The Goring Hotel, London
By Gary Sharp
I had been looking forward to my trip to the Goring, having heard great things about it.
I arrived on a Friday, mid afternoon, to find that the place was absolutely mobbed. Fortunately, there was still one bar stool available, squeezed in at the end of the bar. This is of course our preferred location, so that we can observe the bartender at work.
It's a very nice environment, but a little old fashioned for my tastes, and laid out over several parts, with tables competing for space. Definitely no room for casual loitering, and frankly too busy to be considered comfortable.

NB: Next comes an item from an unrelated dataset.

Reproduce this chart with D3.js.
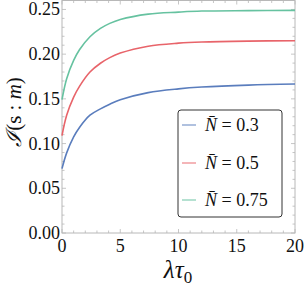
<!DOCTYPE html>
<html>
<head>
<meta charset="utf-8">
<script src="https://cdn.jsdelivr.net/npm/d3@7"></script>
<style>
body{margin:0;background:#fff;}
</style>
</head>
<body>
<svg width="306" height="288"></svg>
<script>
// values
var lambdaTau=[0,0.4,1,1.5,2.4,3.3,4.1,5,7.4,10,12,16,20];
var n03=[0.072,0.0896,0.1075,0.118,0.1317,0.1388,0.144,0.149,0.157,0.1612,0.1632,0.1654,0.1666];
var n05=[0.109,0.1317,0.152,0.164,0.180,0.1898,0.1961,0.2012,0.2089,0.2123,0.2136,0.2146,0.215];
var n075=[0.1492,0.1726,0.193,0.2049,0.2195,0.2288,0.2344,0.2388,0.2448,0.247,0.2482,0.2487,0.249];
var labels=["0.3","0.5","0.75"];
var xTicks=[0,5,10,15,20];
var yTicks=[0,0.05,0.10,0.15,0.20,0.25];

var colors=["#5a7dbd","#e8646a","#66c2a0"];
var series=[n03,n05,n075];
var serif="'Liberation Serif', 'Times New Roman', serif";

var svg=d3.select("svg");
var x=d3.scaleLinear().domain([0,20]).range([62,295]);
var y=d3.scaleLinear().domain([0,0.26]).range([233,0.5]);

var frameColor="#b8b8b8";

// frame
svg.append("rect")
.attr("x",x(0)).attr("y",y(0.26))
.attr("width",x(20)-x(0)).attr("height",y(0)-y(0.26))
.attr("fill","none").attr("stroke",frameColor).attr("stroke-width",1);

// ticks, pointing inward on all sides
var xMinor=d3.range(0,20.01,1);
var yMinor=d3.range(0,0.2601,0.01);
var tickG=svg.append("g").attr("stroke",frameColor).attr("stroke-width",0.8);
xMinor.forEach(function(v){
  var big=(v%5==0);
  var len=big?4:2.5;
  tickG.append("line").attr("x1",x(v)).attr("x2",x(v)).attr("y1",y(0)).attr("y2",y(0)-len);
  tickG.append("line").attr("x1",x(v)).attr("x2",x(v)).attr("y1",y(0.26)).attr("y2",y(0.26)+len);
});
yMinor.forEach(function(v,i){
  var big=(i%5==0);
  var len=big?4:2.5;
  tickG.append("line").attr("y1",y(v)).attr("y2",y(v)).attr("x1",x(0)).attr("x2",x(0)+len);
  tickG.append("line").attr("y1",y(v)).attr("y2",y(v)).attr("x1",x(20)).attr("x2",x(20)-len);
});

// tick labels
svg.selectAll(".xt").data(xTicks).enter().append("text")
.attr("class","xt")
.attr("x",function(d){return x(d);})
.attr("y",252)
.attr("text-anchor","middle")
.attr("font-family",serif)
.attr("font-size",18)
.attr("fill","#111")
.text(function(d){return d;});

svg.selectAll(".yt").data(yTicks).enter().append("text")
.attr("class","yt")
.attr("x",x(0)-2)
.attr("y",function(d){return y(d)+6;})
.attr("text-anchor","end")
.attr("font-family",serif)
.attr("font-size",18)
.attr("fill","#111")
.text(function(d){return d3.format(".2f")(d);});

// curves
var line=d3.line()
.x(function(d,i){return x(lambdaTau[i]);})
.y(function(d){return y(d);})
.curve(d3.curveCatmullRom.alpha(0.5));

svg.selectAll(".curve").data(series).enter().append("path")
.attr("class","curve")
.attr("d",line)
.attr("fill","none")
.attr("stroke",function(d,i){return colors[i];})
.attr("stroke-width",1.6);

// axis titles
svg.append("text")
.attr("x",178).attr("y",278)
.attr("text-anchor","middle")
.attr("font-family",serif)
.attr("font-size",25)
.attr("font-style","italic")
.attr("fill","#111")
.html('λτ<tspan font-size="17" dy="5" font-style="normal">0</tspan>');

svg.append("text")
.attr("transform","translate(21,112) rotate(-90)")
.attr("text-anchor","middle")
.attr("font-family",serif)
.attr("font-size",21)
.attr("fill","#111")
.html('<tspan font-style="italic">ℐ</tspan>(s : <tspan font-style="italic">m</tspan>)');

// legend
var lg=svg.append("g");
lg.append("rect")
.attr("x",178).attr("y",110)
.attr("width",104).attr("height",107)
.attr("rx",3)
.attr("fill","#fff")
.attr("stroke","#333")
.attr("stroke-width",1);

var rows=[125,163,200];
labels.forEach(function(l,i){
  lg.append("line")
  .attr("x1",182).attr("x2",196)
  .attr("y1",rows[i]).attr("y2",rows[i])
  .attr("stroke",colors[i]).attr("stroke-opacity",0.6).attr("stroke-width",1.6);
  lg.append("text")
  .attr("x",205).attr("y",rows[i]+6)
  .attr("font-family",serif)
  .attr("font-size",18)
  .attr("fill","#111")
  .html('<tspan font-style="italic">N\u0304</tspan> = '+l);
});
</script>
</body>
</html>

Because the place was so busy and there was only one full time bartender on, it took quite a while to be acknowledged and then served. I asked for our 2017 benchmark martini, but as the Goring currently does not stock Daffy's, I went for the reliable standby, the Tanqueray No. 10.
I was asked all the right questions - preference for vermouth? Olives or twist? Dry or wet? There was only one option missed - and it came shaken.
As one would expect in a place like this, it was no problem having it replaced with a proper, stirred martini. The stir was a bit chaotic, ice cubes were flying, but we got to the end in one piece. The martini was served in an acceptably chilled, not frozen glass, and garnished with - oh dear - two olives.
The result was - not quite dry enough, but certainly drinkable.
Verdict - worth a visit outside of peak hours, but make sure you insist on very dry and stirred.